--- START OF TASK INPUTS ---

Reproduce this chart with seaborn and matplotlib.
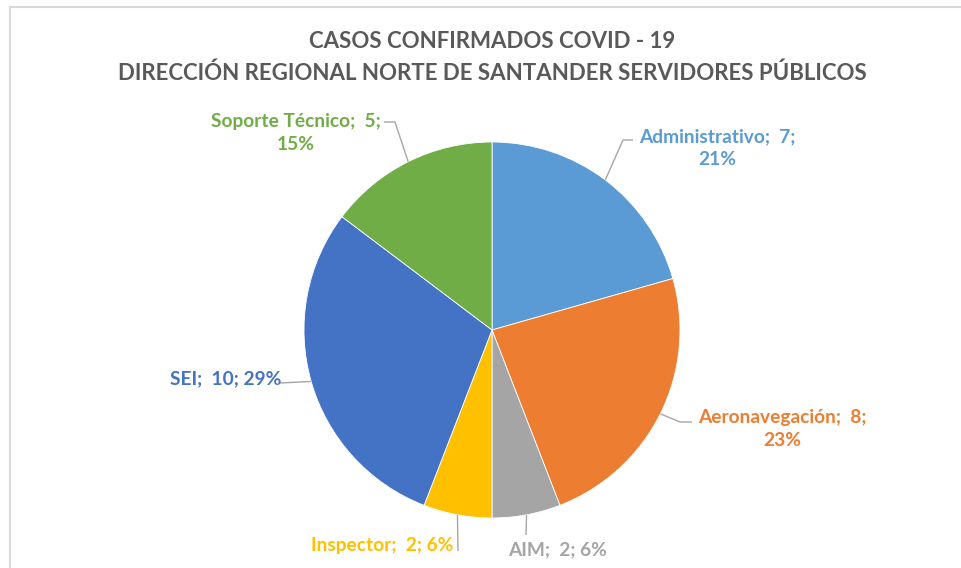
import numpy as np
import matplotlib
matplotlib.use("Agg")
import matplotlib.pyplot as plt
import seaborn as sns
from matplotlib.lines import Line2D

sns.set_theme(style="white")
plt.rcParams['font.family'] = ['Lato', 'DejaVu Sans']

# data
categories = ["Administrativo", "Aeronavegación", "AIM", "Inspector", "SEI", "Soporte Técnico"]
cases = [7, 8, 2, 2, 10, 5]
pct_labels = [21, 23, 6, 6, 29, 15]   # as shown on the chart
colors = ["#5B9BD5", "#ED7D31", "#A5A5A5", "#FFC000", "#4472C4", "#70AD47"]
title_lines = ["CASOS CONFIRMADOS COVID - 19",
               "DIRECCIÓN REGIONAL NORTE DE SANTANDER SERVIDORES PÚBLICOS"]

W, H = 962, 568
fig = plt.figure(figsize=(W / 100, H / 100), dpi=100)
ax = fig.add_axes([0, 0, 1, 1])

cx, cy, r = 492, H - 330, 188
wedges, _ = ax.pie(cases, colors=colors, startangle=90, counterclock=False,
                   center=(cx, cy), radius=r, frame=True,
                   wedgeprops=dict(edgecolor='white', linewidth=0.6))
ax.set_xlim(0, W)
ax.set_ylim(0, H)
ax.axis('off')

# label layout: text centre (pixels from top), two lines or not, leader elbow points
layout = {
    "Administrativo": dict(xy=(717, 148), two=True, path=[(623, 140), (633, 140)]),
    "Aeronavegación": dict(xy=(782, 429), two=True, path=[(680, 422), (692, 422)]),
    "AIM": dict(xy=(558, 550), two=False, path=[(526, 535)]),
    "Inspector": dict(xy=(382, 545), two=False, path=[(458, 551)]),
    "SEI": dict(xy=(226, 379), two=False, path=[(280, 383)]),
    "Soporte Técnico": dict(xy=(296, 133), two=True, path=[(395, 122), (384, 122)]),
}

for w, cat, n, p, col in zip(wedges, categories, cases, pct_labels, colors):
    lay = layout[cat]
    if lay["two"]:
        txt = f"{cat};  {n};\n{p}%"
    else:
        txt = f"{cat};  {n}; {p}%"
    tx, ty = lay["xy"]
    ax.text(tx, H - ty, txt, ha='center', va='center', color=col,
            fontsize=13.8, fontweight='bold', linespacing=1.4)
    ang = np.deg2rad((w.theta1 + w.theta2) / 2)
    ex, ey = cx + r * np.cos(ang), cy + r * np.sin(ang)
    xs = [ex] + [q[0] for q in lay["path"]]
    ys = [ey] + [H - q[1] for q in lay["path"]]
    ax.plot(xs, ys, color="#A6A6A6", lw=1, solid_capstyle='butt')

fig.text(492 / W, 1 - 42 / H, title_lines[0], ha='center', va='center',
         fontsize=16, fontweight='bold', color='#595959')
fig.text(492 / W, 1 - 73 / H, title_lines[1], ha='center', va='center',
         fontsize=16, fontweight='bold', color='#595959')

# chart area border (top and left visible)
fig.add_artist(Line2D([10 / W, 10 / W], [0, 1 - 7 / H], color='#D9D9D9', lw=1.5))
fig.add_artist(Line2D([10 / W, 1], [1 - 7 / H, 1 - 7 / H], color='#D9D9D9', lw=1.5))

fig.savefig("out.png", dpi=100, facecolor='white')
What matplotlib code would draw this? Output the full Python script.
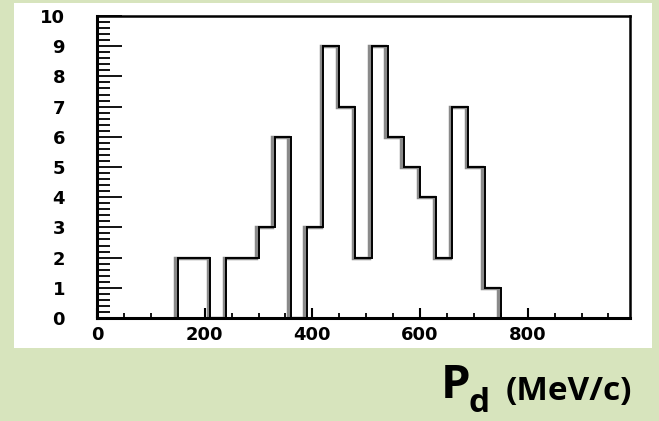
import matplotlib
matplotlib.use('Agg')
import matplotlib.pyplot as plt
import matplotlib.transforms as mtransforms
from matplotlib.patches import Rectangle
from matplotlib.ticker import MultipleLocator
import numpy as np

# histogram data (P_d, MeV/c), bins of 30 starting at 150
bin_start = 150
bin_width = 30
counts = [2, 2, 0, 2, 2, 3, 6, 0, 3, 9, 7, 2, 9, 6, 5, 4, 2, 7, 5, 1]
x_ticks = [0, 200, 400, 600, 800]
y_ticks = list(range(0, 11))

edges = bin_start + bin_width * np.arange(len(counts) + 1)

W, H = 659, 421
fig = plt.figure(figsize=(W / 100, H / 100), dpi=100)
fig.patch.set_facecolor('#d7e4bd')

# white panel behind the plot
fig.patches.append(Rectangle((14 / W, (H - 348) / H), (652 - 14) / W, (348 - 3) / H,
                             transform=fig.transFigure, facecolor='white',
                             edgecolor='none', zorder=0))

ax = fig.add_axes([97 / W, (H - 318) / H, (630 - 97) / W, (318 - 16) / H])
ax.set_zorder(2)
ax.set_facecolor('white')

# grey shadow a few pixels to the left, then the black line
shadow = mtransforms.offset_copy(ax.transData, fig=fig, x=-2.5, y=0, units='dots')
ax.stairs(counts, edges, color='#8a8a8a', linewidth=2.5, transform=shadow, zorder=2)
ax.stairs(counts, edges, color='black', linewidth=1.4, zorder=3)

ax.set_xlim(0, 990)
ax.set_ylim(0, 10)

ax.set_xticks(x_ticks)
ax.set_yticks(y_ticks)
ax.xaxis.set_minor_locator(MultipleLocator(50))
ax.yaxis.set_minor_locator(MultipleLocator(0.2))

ax.tick_params(axis='y', which='major', direction='in', length=18, width=1.3,
               pad=23, labelsize=13)
ax.tick_params(axis='y', which='minor', direction='in', length=9, width=1.3)
ax.tick_params(axis='x', which='major', direction='in', length=7, width=1.5,
               pad=6, labelsize=13)
ax.tick_params(axis='x', which='minor', direction='in', length=3.5, width=1.3)
for lab in ax.get_xticklabels() + ax.get_yticklabels():
    lab.set_fontweight('bold')
    lab.set_family('DejaVu Sans')

for side in ['left', 'bottom']:
    ax.spines[side].set_linewidth(2.2)
for side in ['top', 'right']:
    ax.spines[side].set_linewidth(1.8)

# axis title at the bottom right
fig.text(441 / W, (H - 398) / H, 'P', fontsize=34, fontweight='bold',
         family='Open Sans', ha='left', va='baseline')
fig.text(469 / W, (H - 412) / H, 'd', fontsize=24, fontweight='bold',
         family='Open Sans', ha='left', va='baseline')
fig.text(506 / W, (H - 400) / H, '(MeV/c)', fontsize=24, fontweight='bold',
         family='Open Sans', ha='left', va='baseline')

fig.savefig('out.png', dpi=100, facecolor=fig.get_facecolor())
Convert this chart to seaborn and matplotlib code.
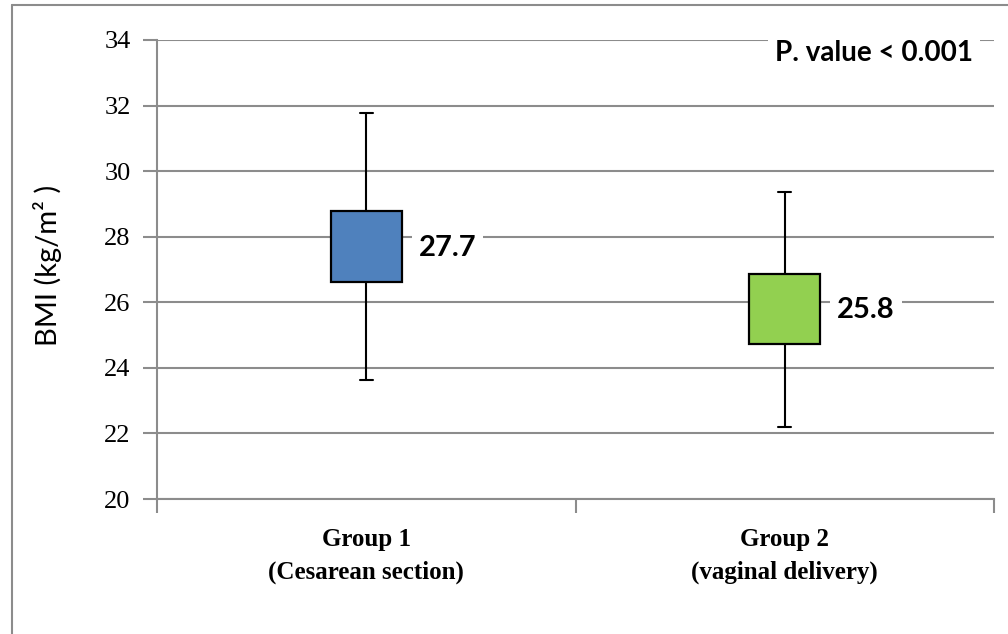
import matplotlib
matplotlib.use("Agg")
import matplotlib.pyplot as plt
from matplotlib.lines import Line2D
import seaborn as sns

# values
groups = ["Group 1\n(Cesarean section)", "Group 2\n(vaginal delivery)"]
means = [27.7, 25.8]
box_low = [26.62, 24.72]
box_high = [28.78, 26.86]
whisker_low = [23.62, 22.21]
whisker_high = [31.78, 29.36]
colors = ["#4F81BD", "#92D050"]
yticks = [20, 22, 24, 26, 28, 30, 32, 34]
p_text = "P. value < 0.001"

sns.set_theme(style="white")
grid_col = "#8c8c8c"

fig = plt.figure(figsize=(10.08, 6.34), dpi=100, facecolor="white")
ax = fig.add_axes([157 / 1008, 1 - 499 / 634, 837 / 1008, 459 / 634])

stats = []
for i, g in enumerate(groups):
    stats.append(dict(label=g, med=means[i], q1=box_low[i], q3=box_high[i],
                      whislo=whisker_low[i], whishi=whisker_high[i], fliers=[]))

bp = ax.bxp(stats, positions=range(len(groups)), widths=0.17, capwidths=0.032,
            showfliers=False, patch_artist=True,
            boxprops=dict(edgecolor="black", linewidth=1.6),
            whiskerprops=dict(color="black", linewidth=1.5),
            capprops=dict(color="black", linewidth=1.5),
            medianprops=dict(linewidth=0, alpha=0))
for patch, c in zip(bp["boxes"], colors):
    patch.set_facecolor(c)
    patch.set_zorder(3)
for ln in bp["whiskers"] + bp["caps"]:
    ln.set_zorder(2.5)

# value labels right of each box
for i, m in enumerate(means):
    ax.text(i + 0.125, m - 0.05, f"{m}", ha="left", va="center", fontsize=21,
            fontweight="bold", family="Lato", color="black", zorder=4,
            bbox=dict(facecolor="white", edgecolor="none", pad=5))

ax.text(0.975, 0.972, p_text, transform=ax.transAxes, ha="right", va="center",
        fontsize=20, fontweight="bold", family="Lato", color="black", zorder=4,
        bbox=dict(facecolor="white", edgecolor="none", pad=5))

ax.set_xlim(-0.5, len(groups) - 0.5)
ax.set_ylim(20, 34)
ax.set_yticks(yticks)
ax.set_yticklabels([str(t) for t in yticks], family="Liberation Serif", fontsize=19)
ax.yaxis.grid(True, color=grid_col, linewidth=1.5)
ax.set_axisbelow(True)

ax.set_xticks(range(len(groups)))
ax.set_xticklabels(groups, family="Liberation Serif", fontsize=18,
                   fontweight="bold", linespacing=1.5)
ax.set_xticks([-0.5, 0.5, 1.5], minor=True)
ax.tick_params(axis="x", which="major", length=0, pad=21, labelcolor="black")
ax.tick_params(axis="x", which="minor", length=10, width=1.5, color=grid_col,
               direction="out", bottom=True)
ax.tick_params(axis="y", length=10, width=1.5, color=grid_col, direction="out",
               left=True, pad=9, labelcolor="black")

for side in ["top", "right"]:
    ax.spines[side].set_visible(False)
for side in ["left", "bottom"]:
    ax.spines[side].set_color(grid_col)
    ax.spines[side].set_linewidth(1.5)

ax.set_ylabel("BMI (kg/m² )", family="Lato", fontsize=21, color="black")
ax.yaxis.set_label_coords(-0.114, 0.51)

# outer chart border (only left and top edges visible in reference)
fig.add_artist(Line2D([12 / 1008, 12 / 1008], [0, 1 - 5 / 634], color=grid_col,
                      linewidth=1.5, transform=fig.transFigure))
fig.add_artist(Line2D([12 / 1008, 1], [1 - 5 / 634, 1 - 5 / 634], color=grid_col,
                      linewidth=1.5, transform=fig.transFigure))

fig.savefig("out.png", dpi=100, facecolor="white")
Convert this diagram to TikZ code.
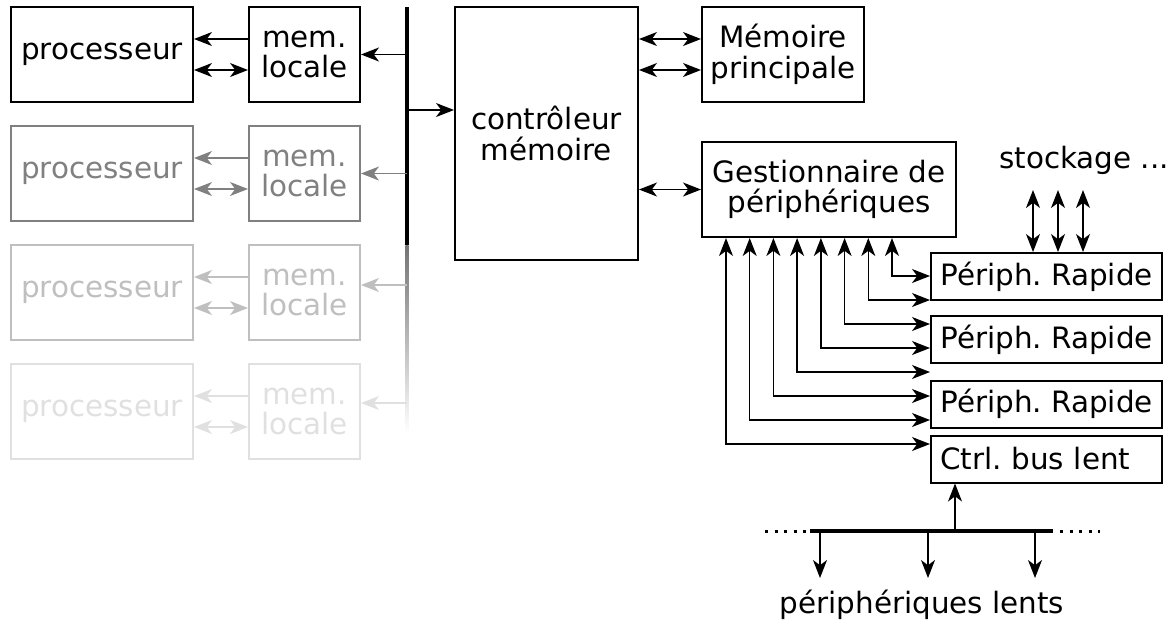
\documentclass[tikz,border=0pt]{standalone}
\usepackage{fontspec}
\setmainfont{DejaVu Sans}
\usetikzlibrary{arrows.meta,positioning,shapes}

\begin{document}
\frenchspacing
\begin{tikzpicture}[x=0.5pt,y=-0.5pt,
  font=\fontsize{14.7}{15.3}\selectfont,
  >={Stealth[length=9pt,width=7pt,inset=2.6pt]},
  every path/.style={line width=0.65pt},
  box/.style={draw,line width=1pt,inner sep=0pt,align=center},
  cpu/.style={box,minimum width=91pt,minimum height=47.5pt},
  loc/.style={box,minimum width=55.5pt,minimum height=47.5pt},
  rap/.style={box,minimum width=115.5pt,minimum height=23.5pt},
  bus/.style={line width=1.6pt},
  dots/.style={line width=1.5pt,dash pattern=on 1.5pt off 3.3pt}]
\useasboundingbox (0,0) rectangle (1172,623);

\coordinate (bt) at (407,7);
\coordinate (bm) at (407,245);
\shade[top color=black!55,bottom color=white] (405.4,245) rectangle (408.6,432);
\draw[bus] (bt) -- (bm);

\node[cpu] (p1) at (102,54.5) {processeur};
\node[loc] (m1) at (304.5,54.5) {mem.\\locale};
\draw[->] ([yshift=7.75pt]m1.west) -- ([yshift=7.75pt]p1.east);
\draw[<->] ([yshift=-7.75pt]p1.east) -- ([yshift=-7.75pt]m1.west);
\draw[->] (bt |- m1.east) -- (m1.east);

\node[cpu,black!50] (p2) at (102,173.5) {processeur};
\node[loc,black!50] (m2) at (304.5,173.5) {mem.\\locale};
\draw[->,black!50] ([yshift=7.75pt]m2.west) -- ([yshift=7.75pt]p2.east);
\draw[<->,black!50] ([yshift=-7.75pt]p2.east) -- ([yshift=-7.75pt]m2.west);
\draw[->,black!50] (bt |- m2.east) -- (m2.east);

\node[cpu,black!25] (p3) at (102,292.5) {processeur};
\node[loc,black!25] (m3) at (304.5,292.5) {mem.\\locale};
\draw[->,black!25] ([yshift=7.75pt]m3.west) -- ([yshift=7.75pt]p3.east);
\draw[<->,black!25] ([yshift=-7.75pt]p3.east) -- ([yshift=-7.75pt]m3.west);
\draw[->,black!25] (bt |- 0,285) -- (m3.east |- 0,285);

\node[cpu,black!12] (p4) at (102,411.5) {processeur};
\node[loc,black!12] (m4) at (304.5,411.5) {mem.\\locale};
\draw[->,black!12] ([yshift=7.75pt]m4.west) -- ([yshift=7.75pt]p4.east);
\draw[<->,black!12] ([yshift=-7.75pt]p4.east) -- ([yshift=-7.75pt]m4.west);
\draw[->,black!12] (bt |- 0,403) -- (m4.east |- 0,403);

\node[box,minimum width=91.5pt,minimum height=126.5pt] (mc) at (546.5,133.5) {contrôleur\\mémoire};
\draw[->] (bt |- 0,110) -- (mc.west |- 0,110);

\node[box,minimum width=81pt,minimum height=47.5pt] (mp) at (783,54.5) {Mémoire\\principale};
\draw[<->] (mc.east |- 0,39) -- (mp.west |- 0,39);
\draw[<->] (mc.east |- 0,70) -- (mp.west |- 0,70);

\node[box,minimum width=127pt,minimum height=47.5pt] (gp) at (829,189.5) {Gestionnaire de\\périphériques};
\draw[<->] (mc.east |- gp.west) -- (gp.west);

\node[rap] (r1) at (1046.5,276.5) {Périph. Rapide};
\node[rap] (r2) at (1046.5,339.5) {Périph. Rapide};
\node[rap] (r3) at (1046.5,404) {Périph. Rapide};
\node[rap,text width=106.5pt,inner xsep=4.5pt,align=left] (bl) at (1046.5,459) {Ctrl. bus lent};

\draw[<->] (gp.south -| 892,0) |- (r1.west |- 0,276);
\draw[<->] (gp.south -| 868.3,0) |- (r1.west |- 0,300);
\draw[<->] (gp.south -| 844.6,0) |- (r1.west |- 0,324);
\draw[<->] (gp.south -| 820.9,0) |- (r1.west |- 0,348);
\draw[<->] (gp.south -| 797.1,0) |- (r1.west |- 0,372);
\draw[<->] (gp.south -| 773.4,0) |- (r1.west |- 0,396);
\draw[<->] (gp.south -| 749.7,0) |- (r1.west |- 0,420);
\draw[<->] (gp.south -| 726,0) |- (r1.west |- 0,444);

\node (st) at (1084,160) {stockage ...};
\coordinate (s1) at (1033,190);
\coordinate (s2) at (1058,190);
\coordinate (s3) at (1083,190);
\draw[<->] (s1) -- (r1.north -| s1);
\draw[<->] (s2) -- (r1.north -| s2);
\draw[<->] (s3) -- (r1.north -| s3);

\coordinate (ba) at (810,531);
\coordinate (bz) at (1053,531);
\draw[bus] (ba) -- (bz);
\draw[dots] (765,531) -- (ba);
\draw[dots] (1060,531) -- (1100,531);
\draw[->] (ba -| 955,0) -- (bl.south -| 955,0);

\node (pl) at (922,605) {périphériques lents};
\coordinate (d1) at (820,578);
\coordinate (d2) at (928,578);
\coordinate (d3) at (1035,578);
\draw[->] (ba -| d1) -- (d1);
\draw[->] (ba -| d2) -- (d2);
\draw[->] (ba -| d3) -- (d3);
\end{tikzpicture}
\end{document}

--- END OF TASK INPUTS ---

**TASK DETAILS:** Every line from the top of the entries through the line that holds "ax.axis('off')" is to be quoted exactly, please, and nothing else; omit the pictures.

**EXERCISE ANSWER:**
Reproduce this chart with seaborn and matplotlib.
import numpy as np
import matplotlib
matplotlib.use("Agg")
import matplotlib.pyplot as plt
import seaborn as sns
from matplotlib.lines import Line2D

sns.set_theme(style="white")
plt.rcParams['font.family'] = ['Lato', 'DejaVu Sans']

# data
categories = ["Administrativo", "Aeronavegación", "AIM", "Inspector", "SEI", "Soporte Técnico"]
cases = [7, 8, 2, 2, 10, 5]
pct_labels = [21, 23, 6, 6, 29, 15]   # as shown on the chart
colors = ["#5B9BD5", "#ED7D31", "#A5A5A5", "#FFC000", "#4472C4", "#70AD47"]
title_lines = ["CASOS CONFIRMADOS COVID - 19",
               "DIRECCIÓN REGIONAL NORTE DE SANTANDER SERVIDORES PÚBLICOS"]

W, H = 962, 568
fig = plt.figure(figsize=(W / 100, H / 100), dpi=100)
ax = fig.add_axes([0, 0, 1, 1])

cx, cy, r = 492, H - 330, 188
wedges, _ = ax.pie(cases, colors=colors, startangle=90, counterclock=False,
                   center=(cx, cy), radius=r, frame=True,
                   wedgeprops=dict(edgecolor='white', linewidth=0.6))
ax.set_xlim(0, W)
ax.set_ylim(0, H)
ax.axis('off')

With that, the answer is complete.